§ What you are asked to do:
Skip all pictures. Write out the data below from its first line through the line that contains "from matplotlib.lines import Line2D".

::::::::

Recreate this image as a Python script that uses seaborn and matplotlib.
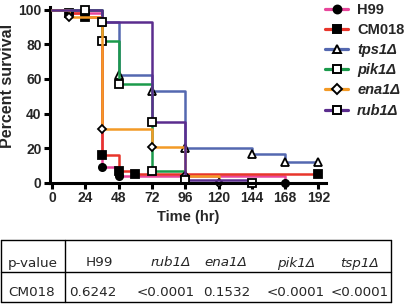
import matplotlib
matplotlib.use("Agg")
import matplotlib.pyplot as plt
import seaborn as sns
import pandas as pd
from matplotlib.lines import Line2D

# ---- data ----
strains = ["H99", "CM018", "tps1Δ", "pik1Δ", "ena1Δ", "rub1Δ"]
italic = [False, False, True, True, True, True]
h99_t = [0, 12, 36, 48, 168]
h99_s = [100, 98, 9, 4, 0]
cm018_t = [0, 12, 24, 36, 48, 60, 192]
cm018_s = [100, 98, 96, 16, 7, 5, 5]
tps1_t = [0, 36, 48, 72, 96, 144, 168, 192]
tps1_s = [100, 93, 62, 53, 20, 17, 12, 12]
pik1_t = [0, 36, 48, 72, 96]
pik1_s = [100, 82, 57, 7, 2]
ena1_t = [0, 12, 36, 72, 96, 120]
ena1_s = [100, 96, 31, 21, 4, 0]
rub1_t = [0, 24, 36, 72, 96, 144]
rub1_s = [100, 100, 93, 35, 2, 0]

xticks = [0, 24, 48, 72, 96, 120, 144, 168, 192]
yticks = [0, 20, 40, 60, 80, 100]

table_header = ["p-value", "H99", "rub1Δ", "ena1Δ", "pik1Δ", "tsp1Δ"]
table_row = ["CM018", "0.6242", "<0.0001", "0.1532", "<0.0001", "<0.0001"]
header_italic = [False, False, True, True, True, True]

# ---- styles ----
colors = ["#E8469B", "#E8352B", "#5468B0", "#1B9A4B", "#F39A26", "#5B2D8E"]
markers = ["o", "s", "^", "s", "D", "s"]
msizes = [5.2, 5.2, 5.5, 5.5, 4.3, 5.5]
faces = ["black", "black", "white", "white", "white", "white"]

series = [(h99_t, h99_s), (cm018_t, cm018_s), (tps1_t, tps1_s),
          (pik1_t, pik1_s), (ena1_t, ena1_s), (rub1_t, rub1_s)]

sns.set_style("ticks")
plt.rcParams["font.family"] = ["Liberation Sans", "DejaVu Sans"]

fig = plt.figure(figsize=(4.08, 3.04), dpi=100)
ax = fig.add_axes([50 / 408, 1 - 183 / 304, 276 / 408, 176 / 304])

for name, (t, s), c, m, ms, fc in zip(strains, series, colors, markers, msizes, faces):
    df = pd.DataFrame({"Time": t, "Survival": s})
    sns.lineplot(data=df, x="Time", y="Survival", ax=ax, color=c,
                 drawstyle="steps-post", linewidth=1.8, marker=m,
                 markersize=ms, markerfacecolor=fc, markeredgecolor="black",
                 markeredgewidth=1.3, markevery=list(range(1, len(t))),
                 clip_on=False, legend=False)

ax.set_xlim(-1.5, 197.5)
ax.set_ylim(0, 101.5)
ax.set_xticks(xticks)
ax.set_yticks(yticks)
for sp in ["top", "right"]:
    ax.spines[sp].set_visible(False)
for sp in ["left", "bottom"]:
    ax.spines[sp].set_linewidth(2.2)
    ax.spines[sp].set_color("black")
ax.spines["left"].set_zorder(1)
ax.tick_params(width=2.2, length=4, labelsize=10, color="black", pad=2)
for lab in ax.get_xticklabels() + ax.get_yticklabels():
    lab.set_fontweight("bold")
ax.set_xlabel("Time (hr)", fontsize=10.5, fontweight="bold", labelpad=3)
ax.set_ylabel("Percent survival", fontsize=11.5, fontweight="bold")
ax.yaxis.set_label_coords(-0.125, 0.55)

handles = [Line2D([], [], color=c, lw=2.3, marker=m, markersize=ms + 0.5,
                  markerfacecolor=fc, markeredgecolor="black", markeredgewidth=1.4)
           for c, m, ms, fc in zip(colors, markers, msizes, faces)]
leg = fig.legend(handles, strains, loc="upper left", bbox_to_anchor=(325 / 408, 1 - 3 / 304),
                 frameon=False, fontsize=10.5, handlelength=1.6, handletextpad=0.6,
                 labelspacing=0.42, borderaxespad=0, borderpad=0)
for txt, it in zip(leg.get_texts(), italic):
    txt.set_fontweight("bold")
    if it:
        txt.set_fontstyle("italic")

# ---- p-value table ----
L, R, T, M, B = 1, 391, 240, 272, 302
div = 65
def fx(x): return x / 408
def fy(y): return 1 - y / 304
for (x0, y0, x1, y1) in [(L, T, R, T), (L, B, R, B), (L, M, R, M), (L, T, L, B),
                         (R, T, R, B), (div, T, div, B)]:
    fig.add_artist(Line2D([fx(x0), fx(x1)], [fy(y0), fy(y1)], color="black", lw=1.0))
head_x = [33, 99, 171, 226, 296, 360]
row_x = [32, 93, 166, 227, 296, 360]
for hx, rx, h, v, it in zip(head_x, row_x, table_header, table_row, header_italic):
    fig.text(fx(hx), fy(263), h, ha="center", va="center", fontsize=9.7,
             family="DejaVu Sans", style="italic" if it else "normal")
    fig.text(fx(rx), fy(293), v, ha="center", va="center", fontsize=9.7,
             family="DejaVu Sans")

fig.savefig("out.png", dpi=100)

::::::::

§ Task response:
Recreate this image as a Python script that uses seaborn and matplotlib.
import matplotlib
matplotlib.use("Agg")
import matplotlib.pyplot as plt
import seaborn as sns
import pandas as pd
from matplotlib.lines import Line2D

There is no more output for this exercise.